But the surprise is how the Center for Public Integrity found out that PhRMA was giving money to Freedom Path, a non-profit group.
Freedom Path, and similar groups, are exempt from disclosing who its contributors are. It only has to disclose donors whose funds are earmarked for specific political ads. Nor does PhRMA have to report a general donation to a non-profit political group.
During the 2012 campaign, Liljenquist complained to The Salt Lake Tribune about the lack of information on where Freedom Path got its money to fight him.

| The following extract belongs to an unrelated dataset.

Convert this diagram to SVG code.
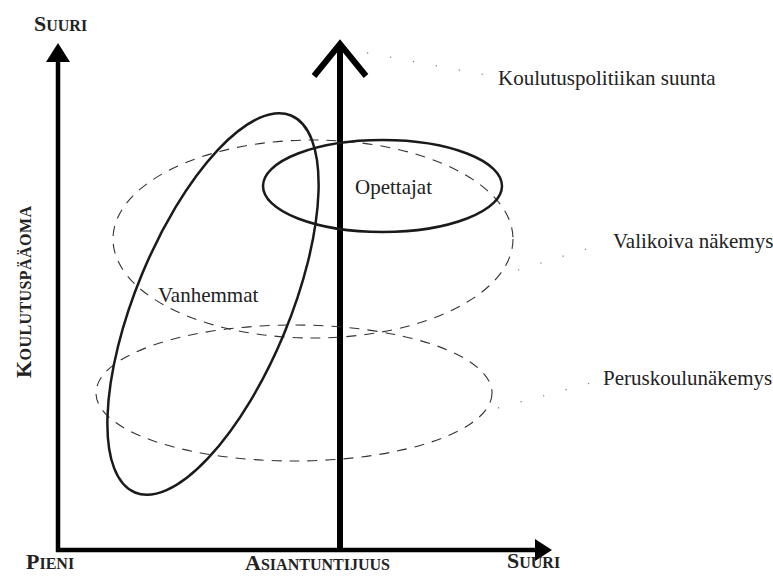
<svg xmlns="http://www.w3.org/2000/svg" width="773" height="576" viewBox="0 0 773 576">
<style>
.lbl{font-family:"Liberation Serif","Times New Roman",serif;font-size:21px;fill:#222}
.cap{font-family:"Liberation Serif","Times New Roman",serif;font-weight:bold;font-size:22px;fill:#222}
.sc{font-size:16px}
.axis{stroke:#000;stroke-width:4.5;fill:none}
.solid{fill:none;stroke:#1a1a1a;stroke-width:2.5}
.dash{fill:none;stroke:#333;stroke-width:1.1;stroke-dasharray:10 8}
.lead{stroke:#888;stroke-width:1.3;stroke-dasharray:1.3 22;fill:none}
</style>
<rect width="773" height="576" fill="#fff"/>
<g id="connectors">
  <line class="axis" x1="58" y1="60" x2="58" y2="552"/>
  <polygon points="58,43 46,62 70,62" fill="#000"/>
  <line class="axis" x1="56" y1="550" x2="540" y2="550"/>
  <polygon points="552,550 535,539 535,561" fill="#000"/>
  <line x1="340" y1="46" x2="340" y2="552" stroke="#000" stroke-width="6"/>
  <polyline points="314,76 340,44 366,76" fill="none" stroke="#000" stroke-width="6" stroke-linejoin="miter"/>
  <line class="lead" x1="367" y1="53" x2="492" y2="76"/>
  <line class="lead" x1="518" y1="270" x2="603" y2="244"/>
  <line class="lead" x1="498" y1="408" x2="598" y2="381"/>
</g>
<g id="valikoiva">
  <ellipse class="dash" cx="313" cy="239" rx="200" ry="99"/>
  <text class="lbl" x="613" y="248">Valikoiva näkemys</text>
</g>
<g id="peruskoulu">
  <ellipse class="dash" cx="294" cy="393" rx="198" ry="68"/>
  <text class="lbl" x="603" y="385">Peruskoulunäkemys</text>
</g>
<g id="vanhemmat">
  <ellipse class="solid" cx="213" cy="304" rx="77" ry="204" transform="rotate(22.5 213 304)"/>
  <text class="lbl" x="158" y="302">Vanhemmat</text>
</g>
<g id="opettajat">
  <ellipse class="solid" cx="382.5" cy="186" rx="119.5" ry="46"/>
  <text class="lbl" x="355" y="194">Opettajat</text>
</g>
<g id="suunta">
  <text class="lbl" x="498" y="85">Koulutuspolitiikan suunta</text>
</g>
<g id="labels">
  <text class="cap" x="34" y="31">S<tspan class="sc">UURI</tspan></text>
  <text class="cap" x="26" y="569">P<tspan class="sc">IENI</tspan></text>
  <text class="cap" x="245" y="570" textLength="145">A<tspan class="sc">SIANTUNTIJUUS</tspan></text>
  <text class="cap" x="507" y="568">S<tspan class="sc">UURI</tspan></text>
  <text class="cap" transform="translate(31 292) rotate(-90)" text-anchor="middle" textLength="172">K<tspan class="sc">OULUTUSPÄÄOMA</tspan></text>
</g>
</svg>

The information instead came from PhRMA's Form 990. The Internal Revenue Service requires non-profit groups such as PhRMA, the Boy Scouts of America and Ballet West to file the forms showing their income, major expenses and salaries for their highest-paid executives.
In this case, PhRMA's contribution to Freedom Path was noted, along with contributions to the Heritage Foundation, a conservative think tank, anti-tax activist Grover Norquist's Americans for Tax Reform and the liberal-leaning Citizens for Strength and Integrity.
Legally, 501(c)4 nonprofits such as Freedom Path, can raise unlimited amounts of money for political purposes, but must have a mission that is not tied to a particular candidate, nor can it coordinate with a campaign. Freedom Path states its goals are supporting a balanced budget amendment, lower taxes and reining in government spending.
While the 990s provide a glimpse at how much PhRMA put in, using the tax records to find the contributors is akin to looking for the proverbial needle in a haystack, as you have to have an idea of what groups are making contributions.
If you want to try your hand at reviewing 990s, Guidestar has forms from many organizations online.